At each site, they found anomalies “that merited further investigation,” according to a report by the Oklahoma Commission to Study the Tulsa Race Riot of 1921.

In 1999, a white man named Clyde Eddy, who was 10 at the time of the massacre, told authorities that he saw white men digging a trench in the Potters’ Field section of Oaklawn Cemetery in 1921.

Eddy told officials that he peeked inside wooden crates and saw black people’s corpses.

Based on Eddy’s story, state archaeologists led by Clyde Snow, one of the world’s foremost forensic anthropologists, searched for evidence of mass graves in Oaklawn Cemetery in the area Eddy specified.

Investigators discovered an “anomaly” bearing “all the characteristics of a dug pit or trench with vertical walls and an undefined object within the approximate center of the feature,” the Tulsa Race Riot Commission concluded in its 2001 report. “With Mr. Eddy’s testimony, this trench-like feature takes on the properties of a mass grave.”

The commission recommended excavation, but it never happened.

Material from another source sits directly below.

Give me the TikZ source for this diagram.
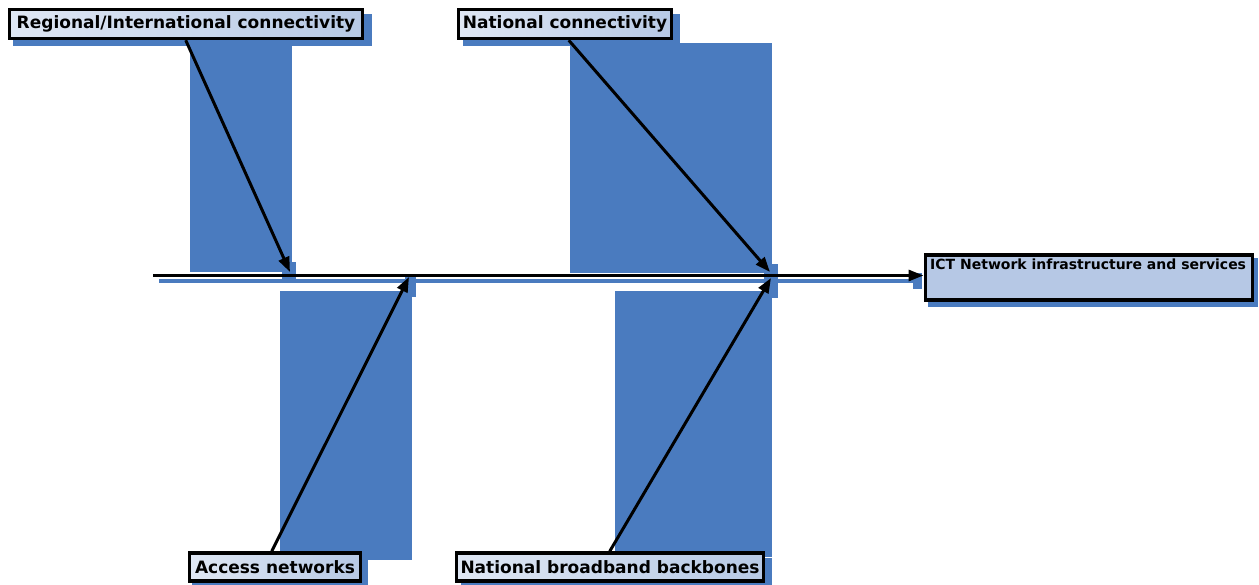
\documentclass[tikz,border=0pt]{standalone}
\usepackage{fontspec}
\setmainfont{DejaVu Sans}
\usetikzlibrary{arrows.meta}
\definecolor{sblue}{HTML}{4A7BBF}
\definecolor{lboxL}{HTML}{DFE7F4}
\definecolor{lboxR}{HTML}{B7C9E5}
\definecolor{ictfill}{HTML}{B6C8E5}
\begin{document}
\begin{tikzpicture}[x=1pt,y=-1pt,
  blk/.style={fill=sblue, draw=none},
  lbl/.style={draw=black, line width=3.5pt, left color=lboxL, right color=lboxR, inner sep=0pt,
    font=\bfseries\fontsize{17}{20}\selectfont, text=black},
  conn/.style={line width=3pt, -{Triangle[length=15pt,width=11pt]}},
]
\useasboundingbox (0,0) rectangle (1259,585);
% blue blocks
\fill[blk] (190,46) rectangle (292,272);
\fill[blk] (282,262) rectangle (296,281);
\fill[blk] (280,291) rectangle (412,560);
\fill[blk] (405,277) rectangle (416,297);
\fill[blk] (570,43) rectangle (772,273);
\fill[blk] (615,291) rectangle (772,557);
\fill[blk] (764,264) rectangle (778,298);
% spine shadow
\fill[blk] (159,279.5) rectangle (915,283);
% label shadows
\fill[blk] (13,14) rectangle (372,46);
\fill[blk] (463,14) rectangle (680,46);
\fill[blk] (192,558) rectangle (368,585);
\fill[blk] (461,558) rectangle (772,585);
\fill[blk] (928,258) rectangle (1258,307);
\fill[blk] (913,273) rectangle (922,289);
% nodes
\node[draw=black, line width=3.5pt, fill=ictfill, minimum width=327pt, minimum height=45pt,
  inner sep=0pt, anchor=north west] (ict) at (923.5,253.5) {};
\node[anchor=base west, inner sep=0pt, font=\bfseries\fontsize{14}{16}\selectfont] (ictt) at (930,269.5)
  {ICT Network infrastructure and services};
\node[lbl, minimum width=353pt, minimum height=29pt] (reg) at (186,24) {Regional/International connectivity};
\node[lbl, minimum width=213pt, minimum height=29pt] (nat) at (565,24) {National connectivity};
\node[lbl, minimum width=171pt, minimum height=28pt] (acc) at (275,567) {Access networks};
\node[lbl, minimum width=307pt, minimum height=28pt] (nbb) at (610,567) {National broadband backbones};
% spine
\coordinate (sp) at (153,275.5);
\draw[conn] (sp) -- (ict.west |- sp);
% arrow tips
\coordinate (t1) at (290,272);
\coordinate (t2) at (409,277);
\coordinate (t3) at (770,272);
\coordinate (t4) at (771,278);
\draw[conn] ([xshift=178pt]reg.south west) -- (t1);
\draw[conn] ([xshift=112pt]nat.south west) -- (t3);
\draw[conn] ([xshift=84pt]acc.north west) -- (t2);
\draw[conn] ([xshift=155pt]nbb.north west) -- (t4);
\end{tikzpicture}
\end{document}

Susan Savage, who was mayor of Tulsa at the time, said she was concerned about disturbing graves to excavate the site.

On Tuesday, some black residents of Tulsa were thrilled that Bynum ordered a reexamination of one of the most painful episodes in the city’s history.

“This is a true step toward reconciliation,” said Kristi Williams, a local activist. “We’ve been asking for this for years. But the answer” from then-mayors “was always, ‘The city doesn’t have the money to do it.’ They would always use the same excuse. They didn’t want to disturb the other bodies.”

Tiffany Crutcher, whose brother was killed by a police officer in 2016, said the city has long avoided hard discussions about race. The victims of the massacre, she said, “never received justice. They were never properly memorialized. We have suffered residual effects of this for close to 100 years. Our ancestors are crying out for justice, and we feel it is our duty to see to it” that they receive “the proper burials they deserve.”